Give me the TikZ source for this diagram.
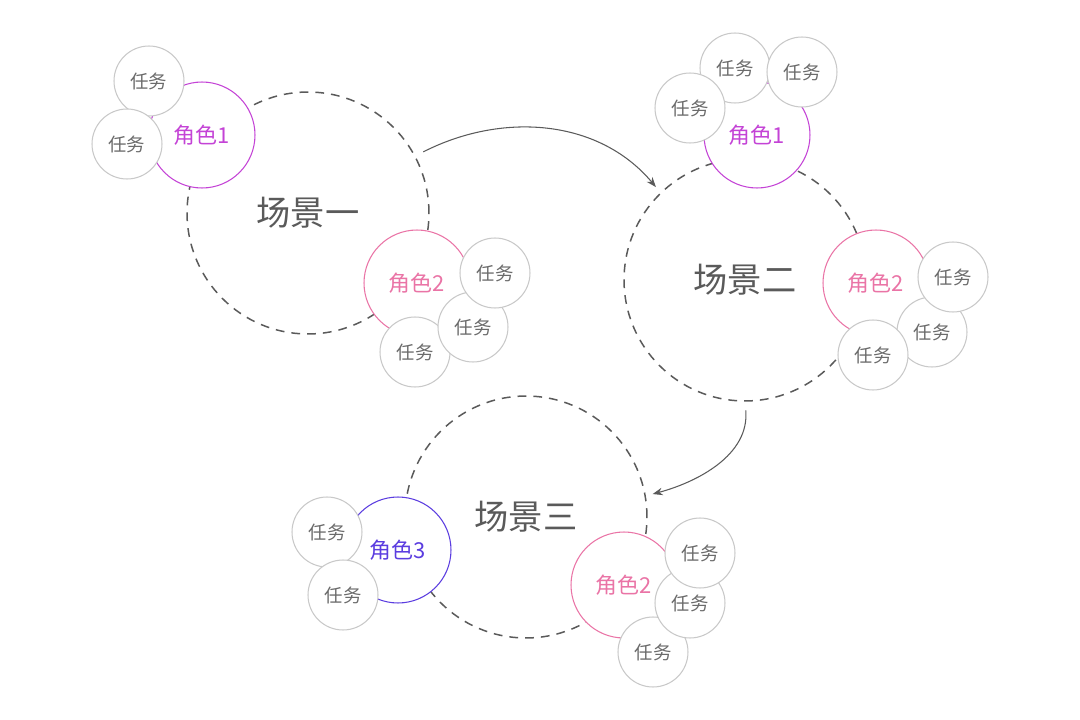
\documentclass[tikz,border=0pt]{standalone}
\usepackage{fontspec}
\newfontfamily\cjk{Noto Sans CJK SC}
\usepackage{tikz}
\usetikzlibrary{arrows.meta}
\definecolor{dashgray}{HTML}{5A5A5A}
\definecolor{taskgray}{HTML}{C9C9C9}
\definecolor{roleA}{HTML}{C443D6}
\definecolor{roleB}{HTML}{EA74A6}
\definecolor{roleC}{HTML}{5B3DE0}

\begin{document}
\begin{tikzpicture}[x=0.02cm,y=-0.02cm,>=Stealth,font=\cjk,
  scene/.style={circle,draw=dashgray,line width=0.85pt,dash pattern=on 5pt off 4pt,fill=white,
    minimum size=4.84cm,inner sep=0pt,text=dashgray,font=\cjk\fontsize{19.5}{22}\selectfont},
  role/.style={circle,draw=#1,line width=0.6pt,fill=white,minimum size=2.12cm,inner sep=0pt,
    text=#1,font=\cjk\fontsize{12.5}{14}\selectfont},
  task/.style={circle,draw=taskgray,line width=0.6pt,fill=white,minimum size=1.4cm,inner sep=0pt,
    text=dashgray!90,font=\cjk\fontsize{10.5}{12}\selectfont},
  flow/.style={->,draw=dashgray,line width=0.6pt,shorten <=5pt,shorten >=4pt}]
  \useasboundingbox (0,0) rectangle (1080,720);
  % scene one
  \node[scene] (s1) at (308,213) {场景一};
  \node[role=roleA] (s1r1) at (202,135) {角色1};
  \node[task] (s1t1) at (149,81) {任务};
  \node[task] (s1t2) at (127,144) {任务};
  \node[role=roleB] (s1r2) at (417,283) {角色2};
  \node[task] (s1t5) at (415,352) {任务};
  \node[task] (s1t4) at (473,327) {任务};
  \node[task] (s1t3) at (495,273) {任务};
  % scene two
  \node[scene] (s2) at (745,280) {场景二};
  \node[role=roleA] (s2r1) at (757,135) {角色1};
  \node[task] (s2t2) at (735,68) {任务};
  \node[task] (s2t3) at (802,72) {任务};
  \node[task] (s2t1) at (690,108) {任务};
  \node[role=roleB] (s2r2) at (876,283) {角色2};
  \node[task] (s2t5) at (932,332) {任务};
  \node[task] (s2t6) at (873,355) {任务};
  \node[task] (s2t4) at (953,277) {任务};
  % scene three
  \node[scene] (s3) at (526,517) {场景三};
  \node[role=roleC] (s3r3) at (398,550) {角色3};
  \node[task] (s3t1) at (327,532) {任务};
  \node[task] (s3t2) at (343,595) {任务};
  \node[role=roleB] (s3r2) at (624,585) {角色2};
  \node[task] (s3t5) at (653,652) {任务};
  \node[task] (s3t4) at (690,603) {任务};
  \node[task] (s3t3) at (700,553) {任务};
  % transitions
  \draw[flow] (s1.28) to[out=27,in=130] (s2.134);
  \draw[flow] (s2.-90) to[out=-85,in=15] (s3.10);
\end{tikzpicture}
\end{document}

# Problem statement
Produce an exact copy of each line of data, skipping embedded images.

# Solution to this problem
Give me the TikZ source for this diagram.
\documentclass[tikz,border=0pt]{standalone}
\usepackage{fontspec}
\newfontfamily\cjk{Noto Sans CJK SC}
\usepackage{tikz}
\usetikzlibrary{arrows.meta}
\definecolor{dashgray}{HTML}{5A5A5A}
\definecolor{taskgray}{HTML}{C9C9C9}
\definecolor{roleA}{HTML}{C443D6}
\definecolor{roleB}{HTML}{EA74A6}
\definecolor{roleC}{HTML}{5B3DE0}

\begin{document}
\begin{tikzpicture}[x=0.02cm,y=-0.02cm,>=Stealth,font=\cjk,
  scene/.style={circle,draw=dashgray,line width=0.85pt,dash pattern=on 5pt off 4pt,fill=white,
    minimum size=4.84cm,inner sep=0pt,text=dashgray,font=\cjk\fontsize{19.5}{22}\selectfont},
  role/.style={circle,draw=#1,line width=0.6pt,fill=white,minimum size=2.12cm,inner sep=0pt,
    text=#1,font=\cjk\fontsize{12.5}{14}\selectfont},
  task/.style={circle,draw=taskgray,line width=0.6pt,fill=white,minimum size=1.4cm,inner sep=0pt,
    text=dashgray!90,font=\cjk\fontsize{10.5}{12}\selectfont},
  flow/.style={->,draw=dashgray,line width=0.6pt,shorten <=5pt,shorten >=4pt}]
  \useasboundingbox (0,0) rectangle (1080,720);
  % scene one
  \node[scene] (s1) at (308,213) {场景一};
  \node[role=roleA] (s1r1) at (202,135) {角色1};
  \node[task] (s1t1) at (149,81) {任务};
  \node[task] (s1t2) at (127,144) {任务};
  \node[role=roleB] (s1r2) at (417,283) {角色2};
  \node[task] (s1t5) at (415,352) {任务};
  \node[task] (s1t4) at (473,327) {任务};
  \node[task] (s1t3) at (495,273) {任务};
  % scene two
  \node[scene] (s2) at (745,280) {场景二};
  \node[role=roleA] (s2r1) at (757,135) {角色1};
  \node[task] (s2t2) at (735,68) {任务};
  \node[task] (s2t3) at (802,72) {任务};
  \node[task] (s2t1) at (690,108) {任务};
  \node[role=roleB] (s2r2) at (876,283) {角色2};
  \node[task] (s2t5) at (932,332) {任务};
  \node[task] (s2t6) at (873,355) {任务};
  \node[task] (s2t4) at (953,277) {任务};
  % scene three
  \node[scene] (s3) at (526,517) {场景三};
  \node[role=roleC] (s3r3) at (398,550) {角色3};
  \node[task] (s3t1) at (327,532) {任务};
  \node[task] (s3t2) at (343,595) {任务};
  \node[role=roleB] (s3r2) at (624,585) {角色2};
  \node[task] (s3t5) at (653,652) {任务};
  \node[task] (s3t4) at (690,603) {任务};
  \node[task] (s3t3) at (700,553) {任务};
  % transitions
  \draw[flow] (s1.28) to[out=27,in=130] (s2.134);
  \draw[flow] (s2.-90) to[out=-85,in=15] (s3.10);
\end{tikzpicture}
\end{document}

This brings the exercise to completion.